If we want to compute the output of the filter via the convolution integral, it would look like this.
%syms tau real
%int(x(tau)*h(t-tau),tau,-inf,inf)
I commented it out because the computation was exceeding the Answers run time limit.
Now, if we want to try to do the analysis numerically in discrete time via the FFT, we have to deal with the fact that h(t), and x(t) for that matter, is infinite duration, and non-causal and symmetric, because FFT only applies to finite duration signals. The former means we'll have to pick a window over which h(t) is large enough to matter. The latter means we need to have our time vector be symmetric around t = 0, extending to negative time, as opposed to starting at t = 0 as in the Question. For x(t), we'll also have to pick a window as well.
Looking at h(t), it falls off as 1/(t*pi), so I'll make the h(t) window be -5 <= t <= 5, i.e., 1/(5*pi) seems pretty small. I'll arbitrarily use the same window for x(t).
Assuming the 10kHz sampling frequency, the sampled time vector is
Ts = 1e-4;
nx = -50000:50000;
nh = nx;
tvals = nx*Ts;
Evaluate x(t) and h(t) at the sampling times.
xf = matlabFunction(x(t));
hf = matlabFunction(h(t));
xval = xf(nx*Ts);
hval = hf(nh*Ts);
Recall that h(t) is really the sum of sinc functions, so we have to manually deal with the divide by 0 at t = 0 (or rewrite h(t) in terms of sinc I suppose).
limit(h(t),t,0)
hval(nh==0) = 40;
Now we can evaluate samples of y(t) using the convolution sum. We need to multiply it by Ts to have it approximate the convolution integral, because h(t) and x(t) are both finite signals (i.e., don't include impulses).
yval = conv(hval,xval)*Ts; % uses 'full' as the default
If we wanted to plot the values of y in the time domain, the corresponding time vector would be
tyval = Ts*((0:(numel(yval)-1)) + nx(1) + nh(1));
tyval covers a larger range than the time window used for h(t) and x(t), which is a consequence of convolution.
tyval([1 end])
In the frequency domain we take the fft of the input samples and multiply by Ts so the result approximates the CTFT of x(t)
X = fft(xval)*Ts; fx = (0:numel(X)-1)/numel(X)/Ts;
Do the same for the samples of the impulse response
H = fft(hval)*Ts; fh = fx;
Plot the frequency responses X and H, limited to the frequencies less than 1000 Hz for clarity
figure
plot(fx,abs(X),fh,abs(H)),xlim([0 1000]),xlabel('Hz');ylabel('Amplitude')
legend('Input','Filter')
The filter has nice, near rectangular pulse at 730 Hz.

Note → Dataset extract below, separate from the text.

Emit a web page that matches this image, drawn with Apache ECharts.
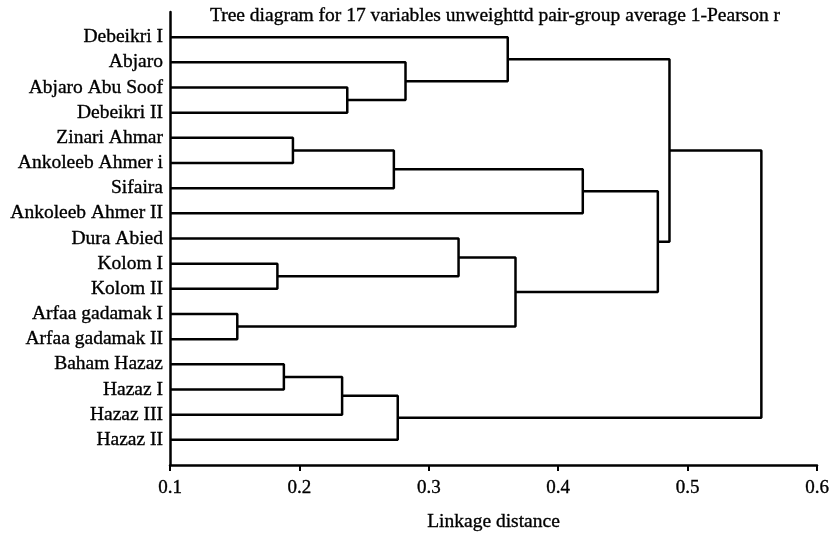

The input has the spikes at the three frequencies.
The amplitude of X at 730 Hz is ~20, whereas X(w) above has a Dirac delta at that frequency.
Recall that in the discrete-time analysis we're not working with x(t), but actually a windowed version of x(t). The CTFT of the 730 Hz component of the windowed signal is
Xr(w) = fourier(4*cos(2*sym(pi)*730*t)*rectangularPulse(-5,5,t),t,w)
And its amplitude at 730 Hz is
limit(Xr(w),2*sym(pi)*730)
as seen in the plot.
Finally, plot the frequency response of the output samples. As expected, we essentially only get the peak at 730 Hz
Y = fft(yval)*Ts; fy = (0:numel(Y)-1)/numel(Y)/Ts;
figure
plot(fy,abs(Y)),xlim([0 1000]),xlabel('Hz');ylabel('Amplitude')
The preceding analysis focused only on amplitude. Further adjustments would need to be made in the analysis if we want Y to have correct phase for comparison to the phase of the CTFT of y(t), i.e., Y(w).